Cultural considerations of the proposed management actions were also taken into account, and a number of discussion forums were held with the Ngarrindjeri in the formation of the position paper. In recommending lakes cycling as the most feasible option for managing Lake Albert salinity, the options paper does not support a Coorong connector due to the anticipated costs and the time frame required to deliver the benefits, which when compared to the lakes cycling option would not have been any sooner. Other engineering solutions are also discounted due to those options being either cost prohibitive or not technically feasible.
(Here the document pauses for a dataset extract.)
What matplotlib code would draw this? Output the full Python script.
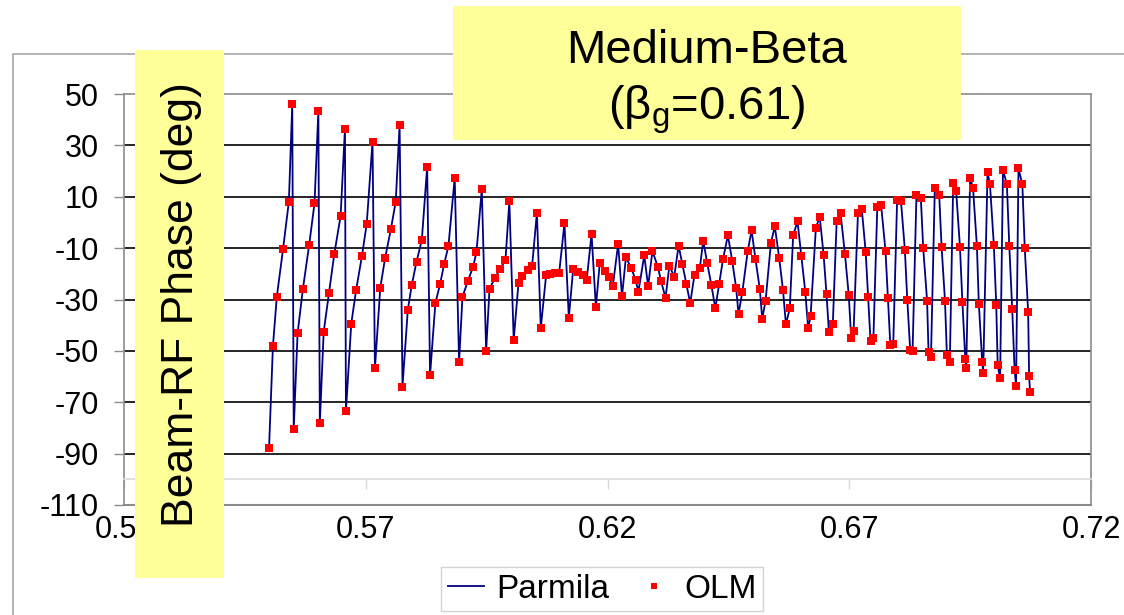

The local and interstate irrigation community has often raised the construction of a Coorong connector as its preferred option and has raised concerns over the lakes cycling option. That is true. Recently (last August) I referred to the need for additional water in the context of the lake water level cycling, because the report said that whilst there is adequate water in the plan for lake level cycling, it also recommends more active consideration, more active cycling, and to that end we will need to have possibly more water, or to in fact do more active cycling in conjunction with other watering events that may be happening upstream and piggyback on that. That is something that it would be very sensible to do, and the report recommends that we investigate that.

I understand that a number of people have been in the media commenting on this since the release of the options paper supporting or opposing the lakes cycling option, but, again, I recommend to people to read the report, understand what the science is saying and, particularly for the Hon. Michelle Lensink, understand the cost-benefit ratios that are applied, because there is no point in spending $19 million on a piece of infrastructure which won't deliver benefits for several years. We can get those benefits more cheaply and earlier through the report's recommendation.